Kali is the ferocious mother who says "get away from my children, or I'll kill you."Mothers aren't saying that. They're giving their children away, giving them away to war, giving them away by allowing our environment to be depleted, giving permission to the powers that be to destroy their future."
Drissana Devananda (2001)

I found this commentary about Kali in my files, and it appears even AI does not know the author's name. But explains it rather well.........***
"Kali's black complexion symbolizes her all-embracing nature. Says the Mahanirvana Tantra: "Just as all colors disappear in black, so all names and forms disappear in her". Kali is free from the illusory covering, for she is beyond the all maya or "false consciousness." Her red lolling tongue indicates her omnivorous nature —her indiscriminate enjoyment of all the world's 'flavors'. Her sword is the destroyer of false consciousness.
Her three eyes represent past, present, and future, — the three modes of time — an attribute that lies in the very name Kali ('Kala' in Sanskrit means time).

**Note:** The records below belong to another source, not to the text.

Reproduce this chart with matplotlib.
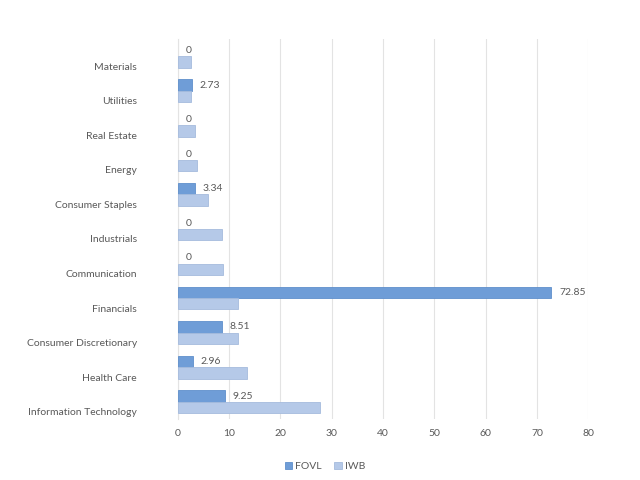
import matplotlib
matplotlib.use("Agg")
import matplotlib.pyplot as plt
import numpy as np

categories = ["Information Technology", "Health Care", "Consumer Discretionary", "Financials",
              "Communication", "Industrials", "Consumer Staples", "Energy", "Real Estate",
              "Utilities", "Materials"]
fovl = [9.25, 2.96, 8.51, 72.85, 0, 0, 3.34, 0, 0, 2.73, 0]
iwb = [27.7, 13.4, 11.7, 11.7, 8.8, 8.6, 5.8, 3.7, 3.3, 2.6, 2.5]
fovl_labels = ["9.25", "2.96", "8.51", "72.85", "0", "0", "3.34", "0", "0", "2.73", "0"]

plt.rcParams['font.family'] = ['Lato', 'DejaVu Sans']
fig = plt.figure(figsize=(6.4, 4.8), dpi=100)
ax = fig.add_axes([0.278, 0.127, 0.641, 0.792])

y = np.arange(len(categories))
h = 0.33
c_fovl = "#6f9dd7"
c_iwb = "#b5c9e8"
lw1 = [0.6 if v > 0 else 0 for v in fovl]
b1 = ax.barh(y + h / 2, fovl, height=h, color=c_fovl, edgecolor="#5f8fcb", linewidth=lw1, label="FOVL", zorder=3)
b2 = ax.barh(y - h / 2, iwb, height=h, color=c_iwb, edgecolor="#a5bbdd", linewidth=0.6, label="IWB", zorder=3)

txt = "#595959"
for yi, v, lab in zip(y, fovl, fovl_labels):
    ax.annotate(lab, (v, yi + h / 2), xytext=(5.5, 0), textcoords="offset points",
                va="center", ha="left", fontsize=7.5, color=txt)

ax.set_xlim(0, 80)
ax.set_xticks(np.arange(0, 81, 10))
ax.set_ylim(-0.5, len(categories) - 0.5)
ax.set_yticks(y - 0.29)
ax.set_yticklabels(categories)
ax.tick_params(axis="both", length=0, labelsize=7.5, colors=txt)
ax.tick_params(axis="y", pad=29.5)
ax.tick_params(axis="x", pad=7)
ax.grid(axis="x", color="#e3e3e3", linewidth=0.8, zorder=0)
for s in ["top", "right", "bottom"]:
    ax.spines[s].set_visible(False)
ax.spines["left"].set_color("#e3e3e3")
ax.spines["left"].set_linewidth(0.8)

fig.legend(handles=[b1, b2], labels=["FOVL", "IWB"], loc="center", bbox_to_anchor=(0.508, 0.028),
           ncol=2, frameon=False, fontsize=7.5, handlelength=0.7, handleheight=0.7,
           handletextpad=0.3, columnspacing=1.2, labelcolor=txt)

fig.savefig("out.png", dpi=100)
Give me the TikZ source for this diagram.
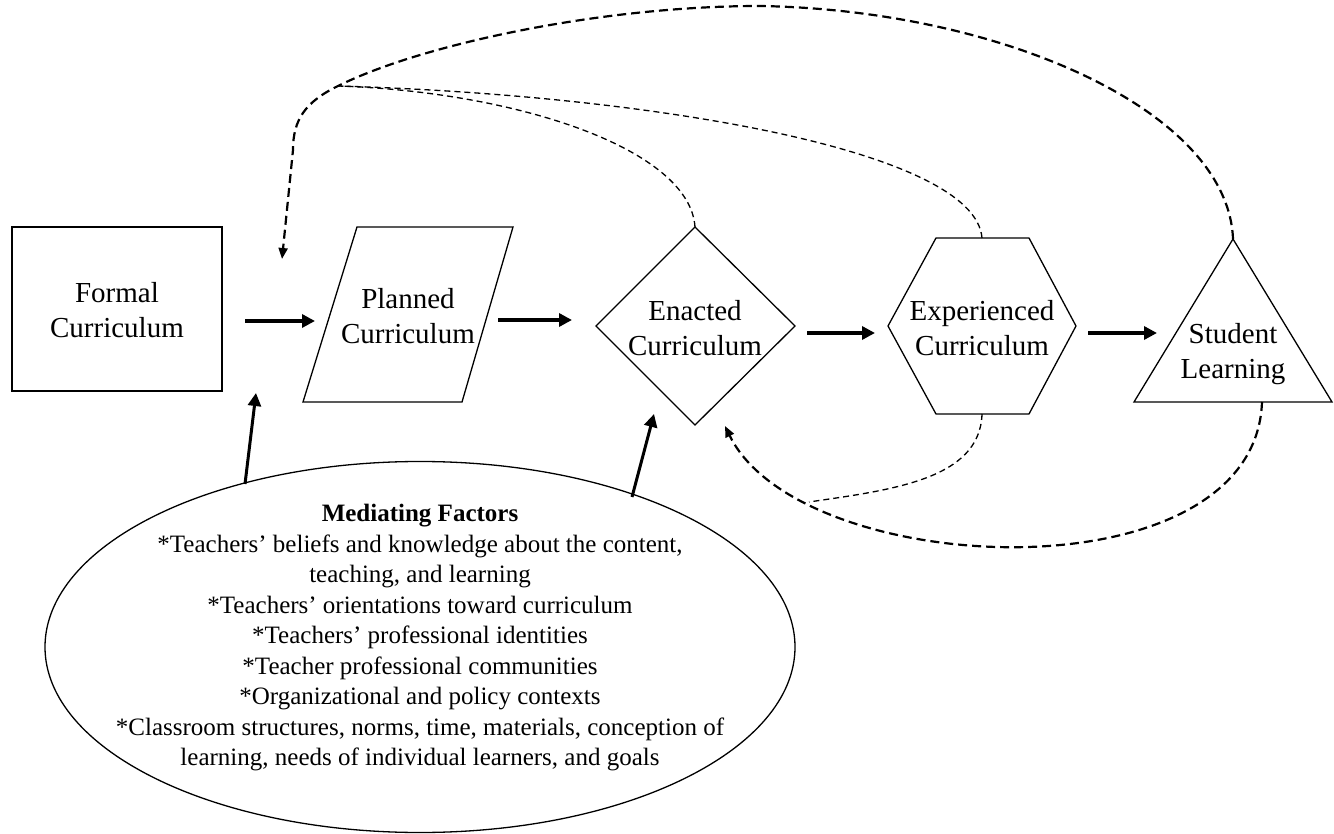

The eminent translator Sir John Woodroffe in Garland of Letters, writes, "Kali is so called because She devours Kala (Time) and then resumes Her own dark formlessness." Kali's proximity to cremation grounds where the five elements or "Pancha Mahabhuta" come together, and all worldly attachments are absolved, again point to the cycle of birth and death. "

***AI:
"The essay was published anonymously as an "Article of the Month" on Exotic India Art. Publication Date: August 2000. The text synthesizes ancient scriptural philosophy with art history - the Mahanirvana Tantra Quote: "just as all colors disappear in black..." directly translates a core philosophical concept from the Mahanirvana Tantra, an essential Indian Tantric text. It explains Kali's iconography using the concept of Nirguna (the ultimate reality beyond form and qualities). The essayist explains that Kali's nudity represents nature stripped of illusion (maya), and her red lolling tongue represents her cosmic role as the consumer of all things in the universe."